-- start RECORDED DATA --

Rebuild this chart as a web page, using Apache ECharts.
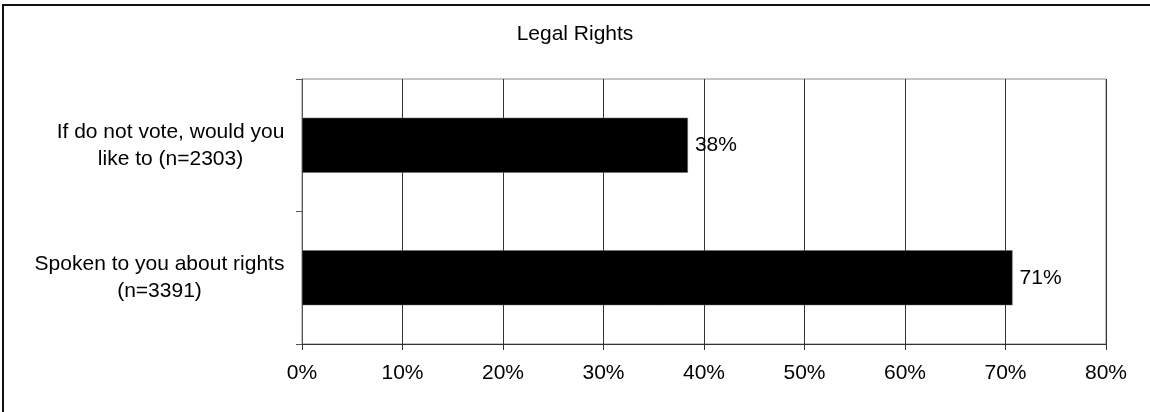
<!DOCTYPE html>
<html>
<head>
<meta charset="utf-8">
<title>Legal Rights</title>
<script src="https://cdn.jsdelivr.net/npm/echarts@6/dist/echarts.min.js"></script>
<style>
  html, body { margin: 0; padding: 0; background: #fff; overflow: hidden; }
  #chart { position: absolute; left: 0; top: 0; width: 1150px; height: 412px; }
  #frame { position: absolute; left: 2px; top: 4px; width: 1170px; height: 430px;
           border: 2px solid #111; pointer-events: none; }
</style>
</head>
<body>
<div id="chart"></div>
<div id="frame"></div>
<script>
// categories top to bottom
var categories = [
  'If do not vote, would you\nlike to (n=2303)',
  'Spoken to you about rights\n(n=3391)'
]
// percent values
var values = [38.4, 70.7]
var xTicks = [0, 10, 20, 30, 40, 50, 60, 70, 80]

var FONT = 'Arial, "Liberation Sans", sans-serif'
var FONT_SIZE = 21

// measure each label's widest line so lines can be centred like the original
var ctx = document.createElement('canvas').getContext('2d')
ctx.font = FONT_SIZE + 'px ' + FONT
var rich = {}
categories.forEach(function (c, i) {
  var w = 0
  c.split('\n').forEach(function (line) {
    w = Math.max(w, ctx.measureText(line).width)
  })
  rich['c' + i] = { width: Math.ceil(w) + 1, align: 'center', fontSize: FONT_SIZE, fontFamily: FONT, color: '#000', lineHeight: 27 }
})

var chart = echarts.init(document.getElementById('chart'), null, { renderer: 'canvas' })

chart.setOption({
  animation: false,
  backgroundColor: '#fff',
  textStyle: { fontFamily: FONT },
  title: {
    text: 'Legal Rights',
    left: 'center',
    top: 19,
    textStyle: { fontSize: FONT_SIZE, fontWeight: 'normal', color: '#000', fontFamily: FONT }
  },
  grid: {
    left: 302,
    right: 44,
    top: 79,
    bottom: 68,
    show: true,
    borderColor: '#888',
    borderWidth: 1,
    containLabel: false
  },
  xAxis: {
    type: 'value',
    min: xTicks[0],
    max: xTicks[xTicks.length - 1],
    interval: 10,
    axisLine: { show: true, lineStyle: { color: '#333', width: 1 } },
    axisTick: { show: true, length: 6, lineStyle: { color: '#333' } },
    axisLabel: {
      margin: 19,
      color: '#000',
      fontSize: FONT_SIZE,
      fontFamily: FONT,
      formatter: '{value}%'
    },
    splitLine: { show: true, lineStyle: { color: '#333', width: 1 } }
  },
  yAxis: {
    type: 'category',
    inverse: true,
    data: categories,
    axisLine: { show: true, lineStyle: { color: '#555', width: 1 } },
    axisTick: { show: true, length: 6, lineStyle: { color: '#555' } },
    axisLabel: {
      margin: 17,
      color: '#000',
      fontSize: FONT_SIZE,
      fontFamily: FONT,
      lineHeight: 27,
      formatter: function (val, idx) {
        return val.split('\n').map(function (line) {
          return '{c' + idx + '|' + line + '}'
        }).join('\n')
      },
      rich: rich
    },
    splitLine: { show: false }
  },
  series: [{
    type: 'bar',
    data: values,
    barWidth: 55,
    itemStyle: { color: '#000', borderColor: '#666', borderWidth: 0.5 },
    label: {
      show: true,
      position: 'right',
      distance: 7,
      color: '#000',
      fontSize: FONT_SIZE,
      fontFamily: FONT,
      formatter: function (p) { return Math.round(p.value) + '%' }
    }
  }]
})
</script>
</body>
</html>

-- end RECORDED DATA --

# [OBJECTIVE]
Give back the whole listing as it stands, minus its pictures.

# [TASK ANSWER]
Rebuild this chart as a web page, using Apache ECharts.
<!DOCTYPE html>
<html>
<head>
<meta charset="utf-8">
<title>Legal Rights</title>
<script src="https://cdn.jsdelivr.net/npm/echarts@6/dist/echarts.min.js"></script>
<style>
  html, body { margin: 0; padding: 0; background: #fff; overflow: hidden; }
  #chart { position: absolute; left: 0; top: 0; width: 1150px; height: 412px; }
  #frame { position: absolute; left: 2px; top: 4px; width: 1170px; height: 430px;
           border: 2px solid #111; pointer-events: none; }
</style>
</head>
<body>
<div id="chart"></div>
<div id="frame"></div>
<script>
// categories top to bottom
var categories = [
  'If do not vote, would you\nlike to (n=2303)',
  'Spoken to you about rights\n(n=3391)'
]
// percent values
var values = [38.4, 70.7]
var xTicks = [0, 10, 20, 30, 40, 50, 60, 70, 80]

var FONT = 'Arial, "Liberation Sans", sans-serif'
var FONT_SIZE = 21

// measure each label's widest line so lines can be centred like the original
var ctx = document.createElement('canvas').getContext('2d')
ctx.font = FONT_SIZE + 'px ' + FONT
var rich = {}
categories.forEach(function (c, i) {
  var w = 0
  c.split('\n').forEach(function (line) {
    w = Math.max(w, ctx.measureText(line).width)
  })
  rich['c' + i] = { width: Math.ceil(w) + 1, align: 'center', fontSize: FONT_SIZE, fontFamily: FONT, color: '#000', lineHeight: 27 }
})

var chart = echarts.init(document.getElementById('chart'), null, { renderer: 'canvas' })

chart.setOption({
  animation: false,
  backgroundColor: '#fff',
  textStyle: { fontFamily: FONT },
  title: {
    text: 'Legal Rights',
    left: 'center',
    top: 19,
    textStyle: { fontSize: FONT_SIZE, fontWeight: 'normal', color: '#000', fontFamily: FONT }
  },
  grid: {
    left: 302,
    right: 44,
    top: 79,
    bottom: 68,
    show: true,
    borderColor: '#888',
    borderWidth: 1,
    containLabel: false
  },
  xAxis: {
    type: 'value',
    min: xTicks[0],
    max: xTicks[xTicks.length - 1],
    interval: 10,
    axisLine: { show: true, lineStyle: { color: '#333', width: 1 } },
    axisTick: { show: true, length: 6, lineStyle: { color: '#333' } },
    axisLabel: {
      margin: 19,
      color: '#000',
      fontSize: FONT_SIZE,
      fontFamily: FONT,
      formatter: '{value}%'
    },
    splitLine: { show: true, lineStyle: { color: '#333', width: 1 } }
  },
  yAxis: {
    type: 'category',
    inverse: true,
    data: categories,
    axisLine: { show: true, lineStyle: { color: '#555', width: 1 } },
    axisTick: { show: true, length: 6, lineStyle: { color: '#555' } },
    axisLabel: {
      margin: 17,
      color: '#000',
      fontSize: FONT_SIZE,
      fontFamily: FONT,
      lineHeight: 27,
      formatter: function (val, idx) {
        return val.split('\n').map(function (line) {
          return '{c' + idx + '|' + line + '}'
        }).join('\n')
      },
      rich: rich
    },
    splitLine: { show: false }
  },
  series: [{
    type: 'bar',
    data: values,
    barWidth: 55,
    itemStyle: { color: '#000', borderColor: '#666', borderWidth: 0.5 },
    label: {
      show: true,
      position: 'right',
      distance: 7,
      color: '#000',
      fontSize: FONT_SIZE,
      fontFamily: FONT,
      formatter: function (p) { return Math.round(p.value) + '%' }
    }
  }]
})
</script>
</body>
</html>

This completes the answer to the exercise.